これに対する彼の返答は以下の通りである。「ムスリムを罵ることは絶対的に禁じられている。ムスリムを罵る者は自らが罵られるべき者である。祝福されし預言者は以下のように述べている。『ムスリムは罵らない』。野山のけものを罵ることさえ許されていないのに、どうしてムスリムを罵ることが許されようか。われわれには、そのようなふるまいの禁止が下されているのである。

更に祝福されし預言者の明白な宣言によれば、ムスリムの尊厳はカアバの尊厳よりも大きい。さて、ヤズィードがムスリムであったのは確かなことである。しかし彼がアル=フサインを殺害したか、あるいは彼の死を命じたのか、あるいは関わったのかは不確かなことである。そしてそれらの状況が確定的でない限り、彼がそれを行なったと考えるのは許されることではない。

また全能の神が命じている以上、ムスリムについて悪く考えるのは禁じられている。(他者についての)好ましからぬ意見を受け入れるような真似はしてはならない。何故なら時にそうした意見が罪である場合がある。そして祝福されし預言者はムスリムの血、財産、そして評判は神聖なものであり、ムスリムについて悪く考えるべきではないと宣言している。更に、もしもヤズィードがアル=フサインの殺害を命じたか、あるいは関わったと主張するならば、極めて愚かしいその主張の明白な証明を提示すべきである。何故ならこれが同時代の出来事であったなら、それが自分の近隣や自分の目の前で起きたことでなくとも、かような偉大な人物、宰相、スルタンが殺害されたとなれば、実際の状況がどうであったかを解明する努力をしなければならず、誰がどのような意図をもって命じたのか、誰が反対したのかといった詳細を論じない限り、主張は成り立たないはずである。で、あるならば、どうして遠い異国で起きた、それもはるか昔の出来事の詳細をさも知っているかのように論じることができようか?またどうしてほぼ四百年も経過した今になって、(ヤズィードの行ないの)真実だの、遠く離れた場所で殺人が犯されただのを知ることができるというのか?

加えてこの出来事に関する話題は党派心に端を発しており、党派を重んじるあまりの虚偽の弁明が至るところに多く見られる点も考慮されねばならない。従って、本当の状況がどうであったのかは知られようもないのである。またこういう事情がある以上、そうするに値するムスリムについては良い方向に考えるということが、われわれに貸された義務となる。
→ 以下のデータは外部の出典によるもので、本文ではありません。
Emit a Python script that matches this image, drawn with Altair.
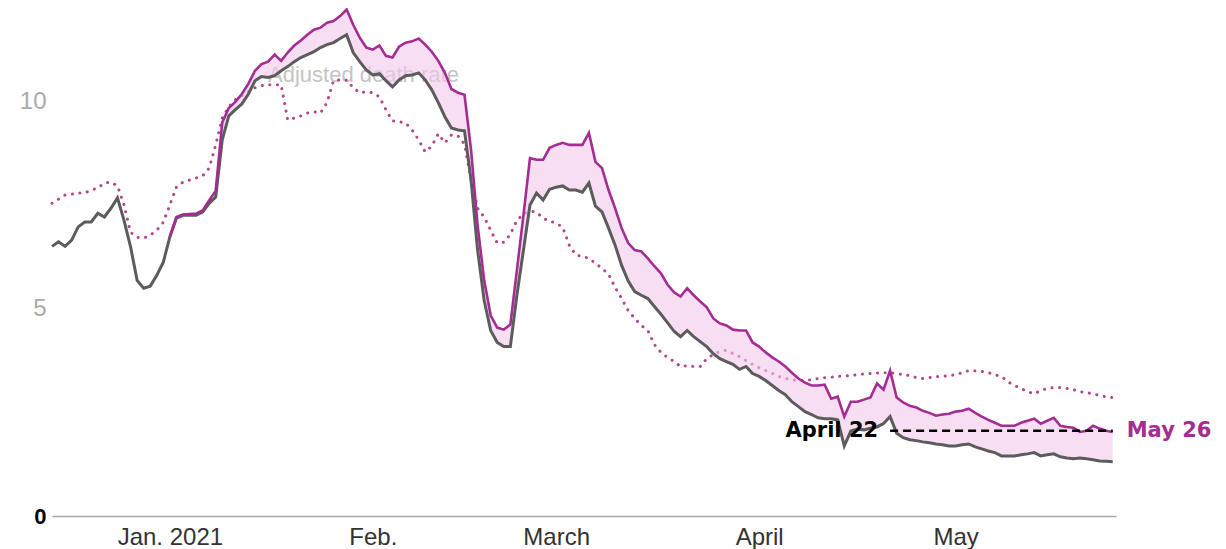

これについてはいくらかの観察が加えられよう。一人のムスリムが別のムスリムに殺害されたという確証がある場合、正統な法学者の釈義からすれば殺害者すなわち不信仰者とはならない。不信仰とは行為それ自体にあるのではなく、神への不服従にあるからである。殺害者が死ぬ前に悔悟することも起こりえるだろう。更に不信仰者が信仰者に改まることもありうる。その場合、彼を罵ることは許されない。で、あるならば殺人を犯したことを悔悟する者を罵るなど、どうして許されうるだろうか?加えて、アル=フサインの殺害者が悔悟せずに死んだなどとどうして知りうるだろうか?主はその被造物の悔悟を受け入れたもう。

従ってムスリムをその死後に罵ることは合法ではなく、また彼を罵る者はならず者であり神に服従しない者である。たとえ彼を罵ることが許されたとしても、それを慎むことは罪ではないというのがイマームたちの一致した見解である。否、生前に悪魔を罵らなかった者が審判の日に、なぜ悪魔を罵らなかったのかなどと審問されることはない。むしろ悪魔を罵った者たちの方こそ自分たちの動機を審問され、それにより何ゆえに悪魔が拒絶され、呪われたのかを知る羽目に陥るのである。呪われた者とは全能の神から遠くへ追いやられた者であるが、しかしそれが誰であるかについては秘されている、上述のように不信仰者として死ぬことが明白な者を除いては。

ヤズィードに神の慈悲があるよう祈ることについては、これは許されている。否、これは(神の御目には)推奨されることである。否、それはわれわれがあらゆる礼拝において口にする言葉にすでに含まれていることである。「神よ!信仰する男女をお赦しください」。何となればヤズィードは信仰者の一人であったのだから。私の意見の正誤については、神が最もよく御存知である。